I watched a lot of dusting videos this weekend. People are obsessed with dusting. Dusting is hard. I am mentally prepping to dust the knick knack shelves in the library. I did learn that yes, housecleaning companies will bid out a giant dusting job as a one-off. That is tempting. But I am insane so I think I’m going to do it myself. Microfiber cloths, makeup brushes, no liquids, all the dust to the floor then vacuum. I can do it, I can do it.
Gonna start with my dresser in my bedroom. It’s covered with old family photos, some treasured knick knacks and a thick layer of dust. It’s getting out of hand. It does not help that I’m allergic to dust.
Courage.

Jane’s been… well, up and down this weekend. We had a good run but last night she was a holy terror for Emma. She gets so manic at bedtime, running around in circles, jumping on the bed, ignoring us. She doesn’t want us to leave but she can’t settle down, so eventually we have to leave, which sets of a tirade. It’s really weird. Clearly chemical or habitual or something, really beyond her control? She is not choosing to become insanely manic right at bedtime and we’re at a complete loss as to how to temper it. Who needs to run laps right before bed? Madness.
But we had some good times too, she has been very snuggly, telling us we’re the best parents (as opposed to frequently telling us we’re the worst parents which happens… well, you know). Those parts are great. She’s getting some conflict resolution counseling, along with three or four friends, at school and we are optimistic. No evidence of it working yet, but she loves going, so that is a win.

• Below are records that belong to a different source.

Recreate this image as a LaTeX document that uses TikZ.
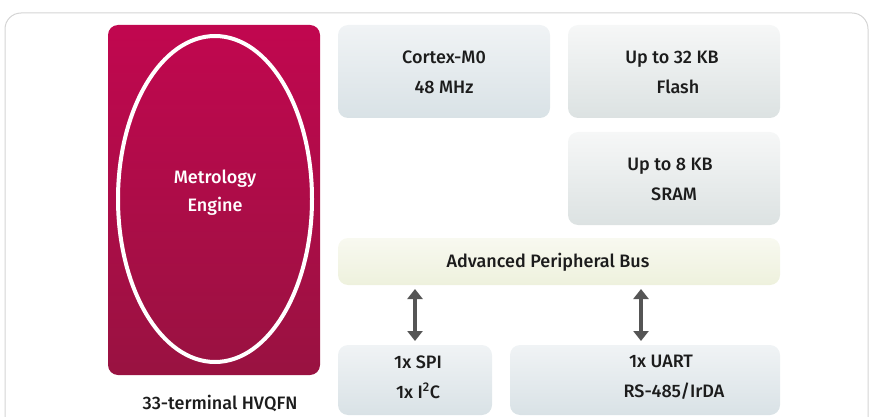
\documentclass[tikz,border=0pt]{standalone}
\usepackage{fontspec}
\setmainfont{Fira Sans Medium}
\usetikzlibrary{arrows.meta,calc,shapes.geometric}
\definecolor{frameline}{HTML}{D4D4D4}
\definecolor{engtop}{HTML}{C1074F}
\definecolor{engbot}{HTML}{991241}
\definecolor{boxtop}{HTML}{F0F3F5}
\definecolor{boxbot}{HTML}{D9E2E6}
\definecolor{memtop}{HTML}{F6F7F7}
\definecolor{membot}{HTML}{DCE2E2}
\definecolor{bustop}{HTML}{F8F9F0}
\definecolor{busbot}{HTML}{EEF1DD}
\definecolor{txt}{HTML}{1C1C1C}
\definecolor{arrowgray}{HTML}{555555}
\tikzset{
  block/.style={rounded corners=10pt, inner sep=0pt, text=txt,
    font=\fontsize{18}{30}\selectfont, align=center},
  cpublock/.style={block, top color=boxtop, bottom color=boxbot},
  memblock/.style={block, top color=memtop, bottom color=membot},
  busblock/.style={block, top color=bustop, bottom color=busbot},
  busarrow/.style={arrowgray, line width=4.5pt,
    {Triangle[width=15pt,length=10pt]}-{Triangle[width=15pt,length=10pt]},
    shorten <=4pt, shorten >=4pt},
}
\begin{document}
\begin{tikzpicture}[x=1pt,y=-1pt]
\useasboundingbox (0,0) rectangle (870,417);
% outer frame, open at the bottom
\draw[frameline, line width=1pt, rounded corners=16pt]
  (5,430) -- (5,13) -- (868,13) -- (868,430);
% metrology engine block
\shade[top color=engtop, bottom color=engbot, rounded corners=10pt]
  (108,25) rectangle (320,375);
\node[draw=white, line width=4pt, ellipse, minimum width=194pt,
  minimum height=326pt, inner sep=0pt] (eng) at (215,199) {};
\node[text=white, font=\fontsize{18}{28}\selectfont, align=center]
  (englabel) at (215,193) {Metrology\\Engine};
\node[text=txt, font=\fontsize{18}{20}\selectfont] (pkg) at (220,403)
  {33-terminal HVQFN};
% core and memories
\path[cpublock] (338,25) rectangle (550,118);
\node[block] (cpu) at (444,72) {Cortex-M0\\48 MHz};
\path[memblock] (568,25) rectangle (780,118);
\node[block] (flash) at (672,72) {Up to 32 KB\\\hspace*{12pt}Flash};
\path[memblock] (568,132) rectangle (780,225);
\node[block] (sram) at (670,179) {Up to 8 KB\\\hspace*{8pt}SRAM};
% peripheral bus
\path[busblock] (338,238) rectangle (780,285);
\node[block] (buslabel) at (548,262) {Advanced Peripheral Bus};
% peripherals
\path[cpublock] (338,345) rectangle (492,415);
\coordinate (spiN) at (415,345);
\node[block] (spi) at (418,377) {1x SPI\\1x I\textsuperscript{2}C};
\path[cpublock] (510,345) rectangle (780,415);
\coordinate (uartN) at (641,345);
\node[block] (uart) at (661,377) {1x UART\\\hspace*{26pt}RS-485/IrDA};
% bus connections
\coordinate (busA) at (415,285);
\coordinate (busB) at (641,285);
\draw[busarrow] (busA) -- (spiN);
\draw[busarrow] (busB) -- (uartN);
\end{tikzpicture}
\end{document}
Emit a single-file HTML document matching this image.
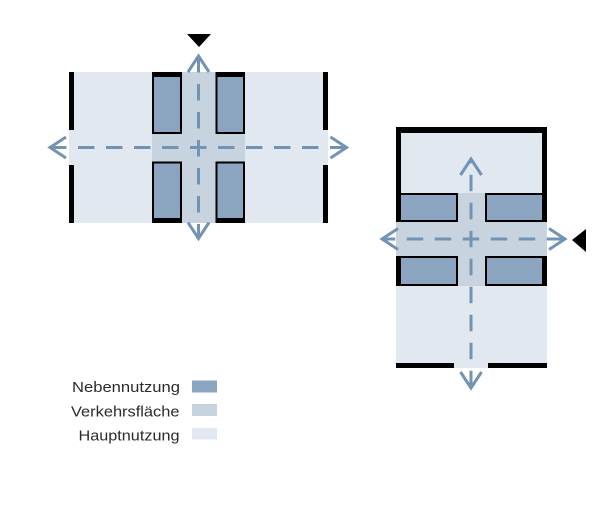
<!DOCTYPE html>
<html>
<head>
<meta charset="utf-8">
<style>
  html,body{margin:0;padding:0;background:#ffffff;}
  body{width:600px;height:510px;overflow:hidden;}
  svg{display:block;}
  text{font-family:"Liberation Sans", "DejaVu Sans", sans-serif;}
</style>
</head>
<body>
<svg width="600" height="510" viewBox="0 0 600 510" xmlns="http://www.w3.org/2000/svg">
  <rect x="0" y="0" width="600" height="510" fill="#ffffff"/>

  <!-- ================= LEFT DIAGRAM ================= -->
  <!-- Hauptnutzung fill -->
  <rect x="74" y="72" width="249" height="151" fill="#e1e8ef"/>
  <rect x="69" y="130" width="259" height="35" fill="#e1e8ef"/>
  <!-- Verkehrsfläche -->
  <rect x="181.5" y="72" width="34" height="151" fill="#c7d4e0"/>
  <rect x="152" y="133" width="93" height="29" fill="#c7d4e0"/>
  <!-- Nebennutzung boxes -->
  <rect x="153" y="73" width="28" height="60" fill="#8ba5c0" stroke="#000" stroke-width="2"/>
  <rect x="216.5" y="73" width="27.5" height="60" fill="#8ba5c0" stroke="#000" stroke-width="2"/>
  <rect x="153" y="162.5" width="28" height="59.5" fill="#8ba5c0" stroke="#000" stroke-width="2"/>
  <rect x="216.5" y="162.5" width="27.5" height="59.5" fill="#8ba5c0" stroke="#000" stroke-width="2"/>
  <!-- thick wall bars on boxes -->
  <rect x="152" y="72" width="30" height="5" fill="#000"/>
  <rect x="215.5" y="72" width="29.5" height="5" fill="#000"/>
  <rect x="152" y="218" width="30" height="5" fill="#000"/>
  <rect x="215.5" y="218" width="29.5" height="5" fill="#000"/>
  <!-- side walls -->
  <rect x="69" y="72" width="5" height="58" fill="#000"/>
  <rect x="69" y="165" width="5" height="58" fill="#000"/>
  <rect x="323" y="72" width="5" height="58" fill="#000"/>
  <rect x="323" y="165" width="5" height="58" fill="#000"/>

  <!-- arrows left -->
  <g stroke="#7393b4" stroke-width="3" fill="none">
    <line x1="50" y1="147.5" x2="346.5" y2="147.5" stroke-dasharray="16.5 11.5"/>
    <line x1="198.5" y1="56" x2="198.5" y2="238.5" stroke-dasharray="16.5 11.5"/>
    <polyline points="66,137 50,147.5 66,158"/>
    <polyline points="330.5,137 346.5,147.5 330.5,158"/>
    <polyline points="188,72 198.5,56 209,72"/>
    <polyline points="188,222.5 198.5,238.5 209,222.5"/>
  </g>
  <!-- entrance triangle -->
  <polygon points="187,34 211,34 199,47" fill="#000"/>

  <!-- ================= RIGHT DIAGRAM ================= -->
  <rect x="396" y="127" width="151" height="236" fill="#e1e8ef"/>
  <rect x="454" y="363" width="34" height="5" fill="#e1e8ef"/>
  <!-- Verkehrsfläche -->
  <rect x="396" y="222" width="151" height="34" fill="#c7d4e0"/>
  <rect x="457.5" y="193" width="27.5" height="93" fill="#c7d4e0"/>
  <!-- Nebennutzung boxes -->
  <rect x="397" y="194" width="60" height="27" fill="#8ba5c0" stroke="#000" stroke-width="2"/>
  <rect x="486" y="194" width="60" height="27" fill="#8ba5c0" stroke="#000" stroke-width="2"/>
  <rect x="397" y="257" width="60" height="28" fill="#8ba5c0" stroke="#000" stroke-width="2"/>
  <rect x="486" y="257" width="60" height="28" fill="#8ba5c0" stroke="#000" stroke-width="2"/>
  <!-- walls -->
  <rect x="396" y="127" width="151" height="6" fill="#000"/>
  <rect x="396" y="127" width="5" height="95" fill="#000"/>
  <rect x="542" y="127" width="5" height="95" fill="#000"/>
  <rect x="396" y="256" width="5" height="30" fill="#000"/>
  <rect x="542" y="256" width="5" height="30" fill="#000"/>
  <rect x="396" y="363" width="58" height="5" fill="#000"/>
  <rect x="488" y="363" width="59" height="5" fill="#000"/>

  <!-- arrows right -->
  <g stroke="#7393b4" stroke-width="3" fill="none">
    <line x1="382" y1="239" x2="565" y2="239" stroke-dasharray="16.5 11.5" stroke-dashoffset="3.25"/>
    <line x1="471" y1="159" x2="471" y2="388" stroke-dasharray="16.5 11.5" stroke-dashoffset="12.25"/>
    <polyline points="398,228.5 382,239 398,249.5"/>
    <polyline points="549,228.5 565,239 549,249.5"/>
    <polyline points="460.5,175 471,159 481.5,175"/>
    <polyline points="460.5,372 471,388 481.5,372"/>
  </g>
  <polygon points="572,240 586,229 586,252" fill="#000"/>

  <!-- ================= LEGEND ================= -->
  <g fill="#2b2b2b" font-size="15" text-anchor="end">
    <text x="180" y="392" textLength="108" lengthAdjust="spacingAndGlyphs">Nebennutzung</text>
    <text x="179.5" y="416.3" textLength="108.5" lengthAdjust="spacingAndGlyphs">Verkehrsfläche</text>
    <text x="179.5" y="440.5" textLength="101" lengthAdjust="spacingAndGlyphs">Hauptnutzung</text>
  </g>
  <rect x="192" y="380.5" width="25" height="12" fill="#8ba5c0"/>
  <rect x="192" y="404" width="25" height="12" fill="#c7d4e0"/>
  <rect x="192" y="428" width="25" height="11.5" fill="#e1e8ef"/>
</svg>
</body>
</html>
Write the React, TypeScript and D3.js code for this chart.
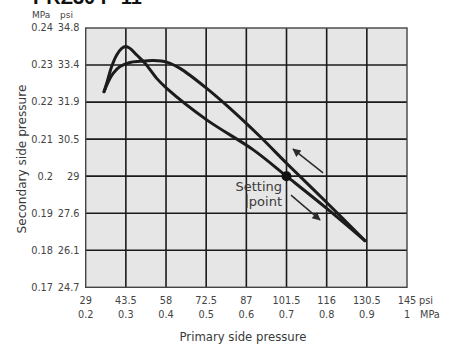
import React from "react";
import * as d3 from "d3";

// X axis (primary side pressure)
const xTicksMPa = [0.2, 0.3, 0.4, 0.5, 0.6, 0.7, 0.8, 0.9, 1.0];
const xLabelsPsi = ["29", "43.5", "58", "72.5", "87", "101.5", "116", "130.5", "145"];
const xLabelsMPa = ["0.2", "0.3", "0.4", "0.5", "0.6", "0.7", "0.8", "0.9", "1"];

// Y axis (secondary side pressure)
const yTicksMPa = [0.24, 0.23, 0.22, 0.21, 0.2, 0.19, 0.18, 0.17];
const yLabelsMPa = ["0.24", "0.23", "0.22", "0.21", "0.2", "0.19", "0.18", "0.17"];
const yLabelsPsi = ["34.8", "33.4", "31.9", "30.5", "29", "27.6", "26.1", "24.7"];

// Branch with the sharp peak (passes through the setting point)
const peakX = [0.2456, 0.2523, 0.2647, 0.2772, 0.2896, 0.2996, 0.3103, 0.327, 0.3477, 0.3768, 0.4017, 0.5013, 0.6174, 0.7, 0.8, 0.895];
const peakY = [0.2228, 0.2251, 0.2296, 0.2327, 0.2345, 0.235, 0.2345, 0.2327, 0.2305, 0.2264, 0.2237, 0.2152, 0.2071, 0.2, 0.1913, 0.1826];

// Branch with the flat top
const flatX = [0.2456, 0.2563, 0.2688, 0.2854, 0.3103, 0.3352, 0.3684, 0.4017, 0.4348, 0.5013, 0.5593, 0.634, 0.7, 0.8, 0.895];
const flatY = [0.2228, 0.2255, 0.2278, 0.2296, 0.2307, 0.231, 0.2312, 0.2308, 0.2291, 0.2237, 0.2183, 0.2107, 0.2035, 0.1929, 0.1826];

const settingPoint = [0.7, 0.2];
// Arrows: [x1, y1, x2, y2] (tail -> head) in data units
const arrowUp = [0.791, 0.2009, 0.7162, 0.2073];
const arrowDown = [0.7112, 0.1949, 0.7834, 0.1882];

const FONT = "'DejaVu Sans', sans-serif";

export default function App() {
  const x = d3.scaleLinear().domain([0.2, 1.0]).range([85.7, 407]);
  const y = d3.scaleLinear().domain([0.17, 0.24]).range([287.3, 28]);

  const line = d3
    .line<[number, number]>()
    .x((d) => x(d[0]))
    .y((d) => y(d[1]))
    .curve(d3.curveCatmullRom.alpha(0.5));

  const peakPts: [number, number][] = peakX.map((v, i) => [v, peakY[i]]);
  const flatPts: [number, number][] = flatX.map((v, i) => [v, flatY[i]]);

  const [x0, x1] = x.range();
  const [y0, y1] = y.range();

  const arrow = (a: number[], key: string) => (
    <line
      key={key}
      x1={x(a[0])}
      y1={y(a[1])}
      x2={x(a[2])}
      y2={y(a[3])}
      stroke="#2a2a2a"
      strokeWidth={1.5}
      markerEnd="url(#ah)"
    />
  );

  return (
    <svg
      width={456}
      height={345}
      style={{ position: "absolute", left: 0, top: 0, background: "#fff" }}
      fontFamily={FONT}
    >
      <defs>
        <marker id="ah" viewBox="0 0 10 10" refX={9} refY={5} markerWidth={7.5} markerHeight={5.5} orient="auto" markerUnits="strokeWidth">
          <path d="M0,0 L10,5 L0,10 z" fill="#2a2a2a" />
        </marker>
      </defs>

      {/* clipped title */}
      <text x={33} y={4} fontSize={20} fontWeight="bold" fill="#111" fontFamily="'Liberation Sans', Arial, sans-serif">
        PRZ30 P-11
      </text>

      {/* plot background */}
      <rect x={x0} y={y1} width={x1 - x0} height={y0 - y1} fill="#e6e6e6" />

      {/* grid */}
      {xTicksMPa.slice(1, -1).map((t) => (
        <line key={"gx" + t} x1={x(t)} x2={x(t)} y1={y1} y2={y0} stroke="#1a1a1a" strokeWidth={1.6} />
      ))}
      {yTicksMPa.slice(1, -1).map((t) => (
        <line key={"gy" + t} x1={x0} x2={x1} y1={y(t)} y2={y(t)} stroke="#1a1a1a" strokeWidth={1.6} />
      ))}
      <rect x={x0} y={y1} width={x1 - x0} height={y0 - y1} fill="none" stroke="#444" strokeWidth={1.4} />

      {/* curves */}
      <path d={line(flatPts) || ""} fill="none" stroke="#1c1c1c" strokeWidth={3} strokeLinejoin="round" strokeLinecap="round" />
      <path d={line(peakPts) || ""} fill="none" stroke="#1c1c1c" strokeWidth={3} strokeLinejoin="round" strokeLinecap="round" />

      {/* setting point */}
      <circle cx={x(settingPoint[0])} cy={y(settingPoint[1])} r={5} fill="#111" />
      <text x={282} y={191} fontSize={13} fill="#3a3a3a" textAnchor="end">Setting</text>
      <text x={282} y={206} fontSize={13} fill="#3a3a3a" textAnchor="end">point</text>
      <line x1={247} x2={247} y1={194} y2={208} stroke="#333" strokeWidth={1} />

      {arrow(arrowUp, "au")}
      {arrow(arrowDown, "ad")}

      {/* y tick labels */}
      <text x={32} y={18} fontSize={9} fill="#444">MPa</text>
      <text x={60} y={18} fontSize={9} fill="#444">psi</text>
      {yTicksMPa.map((t, i) => (
        <g key={"yl" + t} fontSize={9.75} fill="#444">
          <text x={53} y={y(t)} dy="0.35em" textAnchor="end">{yLabelsMPa[i]}</text>
          <text x={79.5} y={y(t)} dy="0.35em" textAnchor="end">{yLabelsPsi[i]}</text>
        </g>
      ))}

      {/* x tick labels */}
      {xTicksMPa.map((t, i) => (
        <g key={"xl" + t} fontSize={9.75} fill="#444" textAnchor="middle">
          <text x={x(t)} y={304}>{xLabelsPsi[i]}</text>
          <text x={x(t)} y={318}>{xLabelsMPa[i]}</text>
        </g>
      ))}
      <text x={419} y={304} fontSize={9.75} fill="#444">psi</text>
      <text x={420} y={318} fontSize={9.75} fill="#444">MPa</text>

      {/* axis titles */}
      <text x={243} y={341} fontSize={11.7} fill="#3a3a3a" textAnchor="middle">Primary side pressure</text>
      <text transform="translate(26,159) rotate(-90)" fontSize={12.1} fill="#3a3a3a" textAnchor="middle">
        Secondary side pressure
      </text>
    </svg>
  );
}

Moody and Quiet playlist today. It was about 2/3 done and I just filled it out with some (non) bangers. So now it’s about half new and old. Man I am obsessed with this Raffealla woman from New York I don’t know what it is, just keep listening to her. It is a thing. Oh and the Kingsbury Manx this is a whole thing a dude from that band owns a bar now next to one of our regular restaurant haunts, a BBQ place in Chapel Hill. We went there this weekend. Not the bar but the restaurant. I thought about going in and checking it out, but it seemed weird to go to a bar with my wife and kid and be like ‘hey is the owner here I like his band.” But that will probably eventually happen.

Okay well tomorrow I will rant some more about Ai and politics I guess. But until then, domesticity! Ta.